Di lapangan advertising atau untuk penulisan judul-judul surat kabar, Riq’ah sering digunakan karena dapat mencakup kata-kata panjang dengan goresan-goresan yang tidak banyak makan tempat. Riq’ah itu sendiri berarti lembut.
Farisi / Persian
Disebut Khat Fârisi karena memang pertamakali dikembangkan oleh orang-orang Persia (Iran). Sementara Ta’lîq berarti menggantung dinamai demikian karena gaya tulisan ini terkesan menggantung. Gaya ini disukai oleh orang-orang Arab dan merupakan gaya tulisan kaligrafi asli bagi orang Persia, India, dan Turki.

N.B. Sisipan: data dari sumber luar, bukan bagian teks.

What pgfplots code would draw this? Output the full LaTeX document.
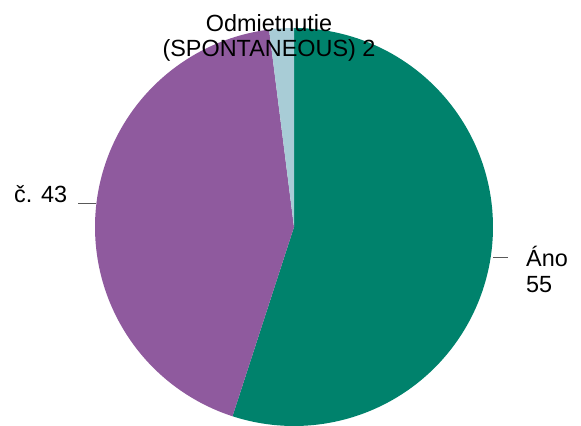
\documentclass[border=0pt]{standalone}
\usepackage{pgfplots}
\usepackage{pgfplotstable}
\pgfplotsset{compat=1.18}
\usepackage{fontspec}
\setmainfont{Liberation Sans}
\definecolor{pieA}{RGB}{0,130,108}
\definecolor{pieB}{RGB}{143,90,158}
\definecolor{pieC}{RGB}{168,204,214}
\definecolor{lead}{RGB}{89,89,89}
\pgfplotstableread{
label value
Ano 55
Cis 43
Odm 2
}\piedata
\pgfplotstablegetelem{0}{value}\of\piedata \edef\vA{\pgfplotsretval}
\pgfplotstablegetelem{1}{value}\of\piedata \edef\vB{\pgfplotsretval}
\pgfplotstablegetelem{2}{value}\of\piedata \edef\vC{\pgfplotsretval}
\pgfmathsetmacro{\sAB}{\vA+\vB}
\pgfmathsetmacro{\sAll}{\vA+\vB+\vC}
\begin{document}
\begin{tikzpicture}
\begin{axis}[
  scale only axis, width=581bp, height=426bp,
  xmin=0, xmax=581, ymin=0, ymax=426,
  hide axis, clip=false,
]
\path (rel axis cs:0,0) rectangle (rel axis cs:1,1);
\addplot[fill=pieA, draw=none, domain=0:\vA, samples=150, variable=\t]
  ({294+199*cos(90-360*t/\sAll)}, {199+199*sin(90-360*t/\sAll)}) -- (axis cs:294,199) -- cycle;
\addplot[fill=pieB, draw=none, domain=\vA:\sAB, samples=150, variable=\t]
  ({294+199*cos(90-360*t/\sAll)}, {199+199*sin(90-360*t/\sAll)}) -- (axis cs:294,199) -- cycle;
\addplot[fill=pieC, draw=none, domain=\sAB:\sAll, samples=20, variable=\t]
  ({294+199*cos(90-360*t/\sAll)}, {199+199*sin(90-360*t/\sAll)}) -- (axis cs:294,199) -- cycle;
\addplot[lead, line width=1pt, no markers] coordinates {(78,222) (96,222)};
\addplot[lead, line width=1pt, no markers] coordinates {(493,168) (508,168)};
\begin{scope}[every node/.style={inner sep=0pt, font=\fontsize{23.5}{25}\selectfont, text=black}]
\node[anchor=base] at (axis cs:269,394) {Odmietnutie};
\node[anchor=base] at (axis cs:269,369) {(SPONTANEOUS) \vC};
\node[anchor=base west] at (axis cs:14,223) {č. \vB};
\node[anchor=base west] at (axis cs:526,159) {Áno};
\node[anchor=base west] at (axis cs:526,133) {\vA};
\end{scope}
\end{axis}
\end{tikzpicture}
\end{document}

Seorang kaligrafer Persia Mir Ali Sultan al-Tabrizi kemudian mengembangkan gaya ini lebih halus dan variatif menjadi Nasta’lîq, dari katai ‘nasakh dan ta’lîq’. Namun demikian para kaligrafer Turki dan Persia tetap menggunakan tulisan ini pada momen-momen penting. Ta’lîq dan nasta’lîq biasa digunakan untuk penulisan literatur dan syair-syair tentang kepahlawanan, bukan untuk penulisan Mushaf Al Qur’an.
Kufi / Khoufi
Khat Kufi merupakan kaligrafi Arab tertua dan sumber seluruh kaligrafi Arab. Dinamakan Kufi karena berasal dari kota Kufah kemudian menyebar ke seluruh jazirah Arab. Masyarakat Arab berusaha mengolah dan mempercantik gaya Kufi dengan menyisipkan unsur-unsur ornamen sehingga lahirlah beragam corak Kufi yang baru. Cara menulisnya pun tidak lagi terbatas pada bambu tapi juga dengan pena, penggaris, segitiga, dan jangka. Khat Kufi pernah menjadi satu-satunya tulisan yang digunakan untuk menyalin mushaf al-Qur’an.
Selanjutnya Kufi berubah menjadi seni yang berdiri sendiri sebagai alat ekspresi para seniman kaligrafi. Meskipun cenderung kaku dengan banyaknya sudut-sudut yang menjadi karakternya, Kufi sangat lentur dan mudah diolah. Karena lebih tergantung kepada alat-alat bantu seperti penggaris, maka siapapun dapat menulis Kufi tidak harus seorang Khattat.